November 15, 2024

Preoccupations: Speaking in Public: How I Conquered the Fear

I ran my own accounting firm for eight years, and in 2009 was co-founder of the American Institute of Certified Tax Coaches, a nonprofit group based in San Diego that educates accountants, lawyers and other tax professionals.

My business partner, Ed Lyon, is a lawyer who owns a software company. When he and I were talking about starting the institute, I assumed that he’d do most of the speaking and training and that I’d write our materials. That turned out to be wishful thinking. Ed said he’d need me to do most of the speaking because of the demands of running his other company.

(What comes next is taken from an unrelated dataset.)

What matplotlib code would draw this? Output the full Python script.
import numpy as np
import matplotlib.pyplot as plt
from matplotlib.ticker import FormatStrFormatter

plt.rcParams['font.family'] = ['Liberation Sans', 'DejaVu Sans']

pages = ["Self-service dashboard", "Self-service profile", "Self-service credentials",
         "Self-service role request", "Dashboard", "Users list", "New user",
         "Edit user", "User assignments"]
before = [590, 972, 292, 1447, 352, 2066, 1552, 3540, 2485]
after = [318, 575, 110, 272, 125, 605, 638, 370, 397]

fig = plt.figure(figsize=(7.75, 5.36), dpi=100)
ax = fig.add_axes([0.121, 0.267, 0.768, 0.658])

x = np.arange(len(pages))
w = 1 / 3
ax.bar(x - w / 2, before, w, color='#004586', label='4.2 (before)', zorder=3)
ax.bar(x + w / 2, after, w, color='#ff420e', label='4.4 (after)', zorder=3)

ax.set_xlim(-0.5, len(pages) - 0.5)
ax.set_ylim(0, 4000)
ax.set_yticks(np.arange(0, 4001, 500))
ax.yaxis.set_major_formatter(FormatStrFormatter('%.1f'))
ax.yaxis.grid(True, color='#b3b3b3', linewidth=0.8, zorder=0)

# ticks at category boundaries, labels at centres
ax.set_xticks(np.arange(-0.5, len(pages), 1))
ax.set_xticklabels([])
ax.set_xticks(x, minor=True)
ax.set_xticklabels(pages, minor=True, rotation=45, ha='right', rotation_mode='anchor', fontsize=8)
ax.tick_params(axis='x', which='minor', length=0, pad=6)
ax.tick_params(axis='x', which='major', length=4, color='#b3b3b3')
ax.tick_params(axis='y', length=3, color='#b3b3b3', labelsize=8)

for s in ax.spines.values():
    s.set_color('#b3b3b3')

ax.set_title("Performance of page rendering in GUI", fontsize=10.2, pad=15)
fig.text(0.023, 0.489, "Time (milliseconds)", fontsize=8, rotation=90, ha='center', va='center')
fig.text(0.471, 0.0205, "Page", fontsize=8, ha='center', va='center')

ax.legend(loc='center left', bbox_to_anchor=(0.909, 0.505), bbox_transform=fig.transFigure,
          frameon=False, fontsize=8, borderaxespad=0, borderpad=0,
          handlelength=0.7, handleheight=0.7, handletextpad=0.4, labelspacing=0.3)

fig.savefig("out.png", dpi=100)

Ed loves talking in front of groups and is good at it. I, meanwhile, had always shied away from public speaking. Before we started the organization, in fact, I thought I’d better get some practice — but my first talk around that time, in front of group of 200 professional advisers for older taxpayers, was a fiasco.

To try to make taxes more interesting, I thought I’d make a point that people’s hard-earned money can go up in smoke if they don’t consider the tax consequences. I planned to ignite a piece of paper that magicians use to produce a brilliant flame. When the time came to do the trick, the paper hardly burned, so I put it in an empty coffee can I had brought and grabbed another piece of paper. This one caught fire right away.

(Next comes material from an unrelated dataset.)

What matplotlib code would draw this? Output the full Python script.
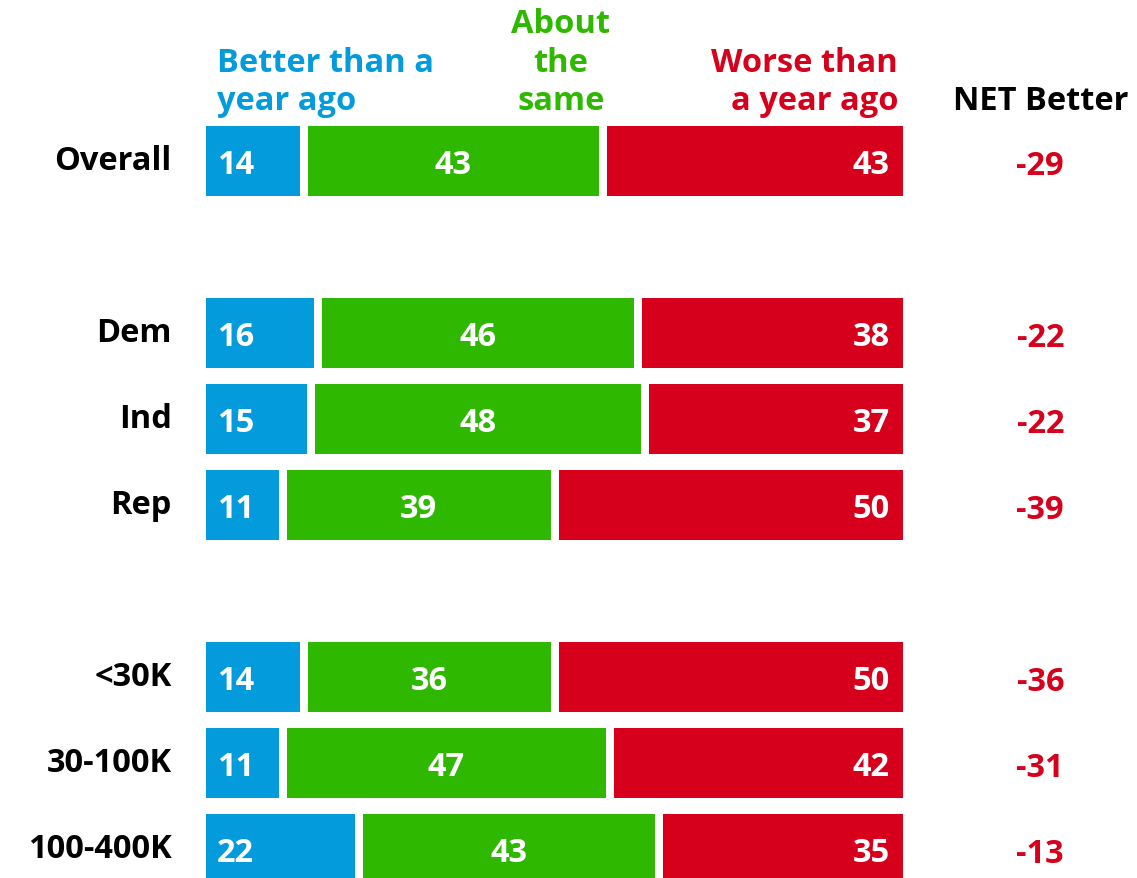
import matplotlib.pyplot as plt
import numpy as np

plt.rcParams['font.family'] = ['Open Sans', 'DejaVu Sans']

# Data
groups = ['Overall', 'Dem', 'Ind', 'Rep', '<30K', '30-100K', '100-400K']
better = [14, 16, 15, 11, 14, 11, 22]
same = [43, 46, 48, 39, 36, 47, 43]
worse = [43, 38, 37, 50, 50, 42, 35]
headers = ['Better than a\nyear ago', 'About\nthe\nsame', 'Worse than\na year ago']

# Layout: row slots (blank slots separate the groups)
slots = [0, 2, 3, 4, 6, 7, 8]

blue = '#039BDB'
green = '#2EB800'
red = '#D6001C'
colors = [blue, green, red]

W, H = 1137, 879
px_per_pct = 6.97      # 100% = 697 px
x0_px = 206            # left edge of bars
slot_px = 86
y0_px = 162

fig = plt.figure(figsize=(W / 100, H / 100), dpi=100)
ax = fig.add_axes([0, 0, 1, 1])
ax.set_xlim(-x0_px / px_per_pct, (W - x0_px) / px_per_pct)
ax.set_ylim((H - y0_px) / slot_px, -y0_px / slot_px)
ax.axis('off')

gap = 8 / px_per_pct
bar_h = 70 / slot_px
fs = 23.5

vals = np.array([better, same, worse], dtype=float)
y = np.array(slots, dtype=float)
cum = np.zeros(len(groups))
for k in range(3):
    left = cum + (gap / 2 if k > 0 else 0)
    right = cum + vals[k] - (gap / 2 if k < 2 else 0)
    ax.barh(y, right - left, left=left, height=bar_h, color=colors[k], linewidth=0)
    for i in range(len(groups)):
        if k == 0:
            ax.text(left[i] + 1.6, y[i] + 0.04, f'{int(vals[k][i])}', ha='left', va='center',
                    color='white', fontsize=fs, fontweight='bold')
        elif k == 1:
            ax.text((left[i] + right[i]) / 2, y[i] + 0.04, f'{int(vals[k][i])}', ha='center',
                    va='center', color='white', fontsize=fs, fontweight='bold')
        else:
            ax.text(right[i] - 1.9, y[i] + 0.04, f'{int(vals[k][i])}', ha='right', va='center',
                    color='white', fontsize=fs, fontweight='bold')
    cum = cum + vals[k]

# Row labels
for i, g in enumerate(groups):
    ax.text(-4.9, y[i], g, ha='right', va='center', color='black', fontsize=fs, fontweight='bold')

# NET Better column
net = np.array(better) - np.array(worse)
for i in range(len(groups)):
    ax.text(119.7, y[i] + 0.05, f'{net[i]}', ha='center', va='center', color=red,
            fontsize=fs, fontweight='bold')

# Headers
hy = (110 - y0_px) / slot_px
ax.text(1.6, hy, headers[0], ha='left', va='baseline', color=blue, fontsize=fs,
        fontweight='bold', linespacing=1.22)
ax.text(50.9, hy, headers[1], ha='center', va='baseline', color=green, fontsize=fs,
        fontweight='bold', linespacing=1.22)
ax.text(99.3, hy, headers[2], ha='right', va='baseline', color=red, fontsize=fs,
        fontweight='bold', linespacing=1.22)
ax.text(119.7, hy, 'NET Better', ha='center', va='baseline', color='black', fontsize=fs,
        fontweight='bold')

plt.savefig('out.png', dpi=100, facecolor='white')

It ended up burning my blouse, but the audience didn’t seem to notice; instead it was staring at the flames suddenly shooting out of the coffee can. An audience member jumped up and put out the fire, and I somehow got through the rest of the talk. I was never so humiliated. Usually I stay and mingle with the audience at talks like that, but this time I left as soon as I could.

After that, I decided to press on with as many speaking opportunities as possible, to try to become more comfortable with the idea of talking before groups. I knew it wouldn’t be easy. I know the material — I’ve written two books about taxes — but I am a bit of a perfectionist and rely heavily on notes, which can create a lot of anxiety.

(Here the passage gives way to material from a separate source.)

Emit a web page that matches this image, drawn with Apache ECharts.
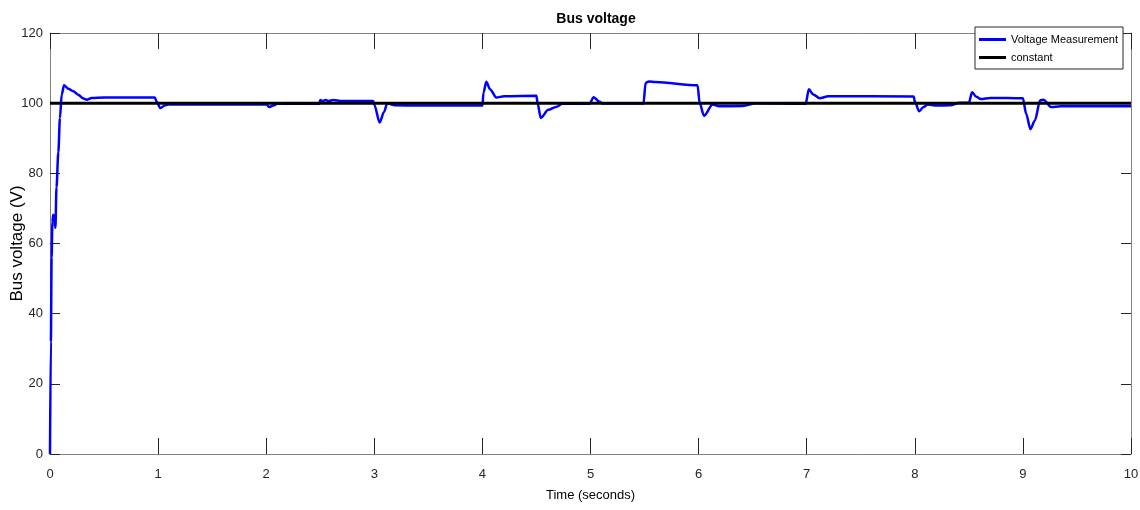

I talked to my father about how the magic trick had bombed, and he suggested that I have him critique me. I gave the same speech to him, without the magic trick. He said that I seemed more nervous when I relied on my notes and that I should speak more from my heart. I’ve done that ever since, and it has helped.

To gain more experience, I still look for speaking opportunities. I speak before various associations, and I started appearing on television news and talk shows a little more than a year ago. I’ve been on local TV in places like San Diego, Los Angeles, New Orleans and Hawaii.

On television, I’m not as nervous because I’m not in front of a roomful of people. I suppose that if I thought about the number of people watching, I’d become nervous, but I get to provide talking points to the producers, so I know beforehand what they’re going to ask. I’m most comfortable on radio because I can spread my notes all over the desk in front of me and not be self-conscious that people are looking at me.

I’ve made much progress, but the least little curveball can still throw me. Last year, Ed and I were scheduled to speak at a three-day conference in New Orleans. I finished my part on Day 2 and gave a sigh of relief. Ed was supposed to speak the next day, but at 9 that night, he told me that his son had become sick and that he was flying home. I’d have to do his part, too.

“Don’t worry, you’ll be fine,” he told me.

I didn’t even know what he was planning to talk about. The next morning I got sick to my stomach, but the speech went fine.

I could have taken a course in public speaking or joined a group like Toastmasters, but I set a goal of improving on my own. People with my fear have to decide for themselves what it’s costing them if they can’t overcome it.

Although I’m still nervous about speaking — I don’t sleep well a few days before a talk, for example — I’ve decided not to let it keep me from my mission. I feel strongly that what I’ve learned about taxes can help people.

And I’ve found I don’t need theatrics to captivate my audience. When I let go of what I think they want to hear and just be myself, it helps calm my nerves.

I’ve had several audience members come up to me and say they thought my talk was great and that they learned a lot. It’s hard to believe, but some people have asked: “Do you ever get nervous? Because you don’t look nervous at all. You’re such a natural at this.”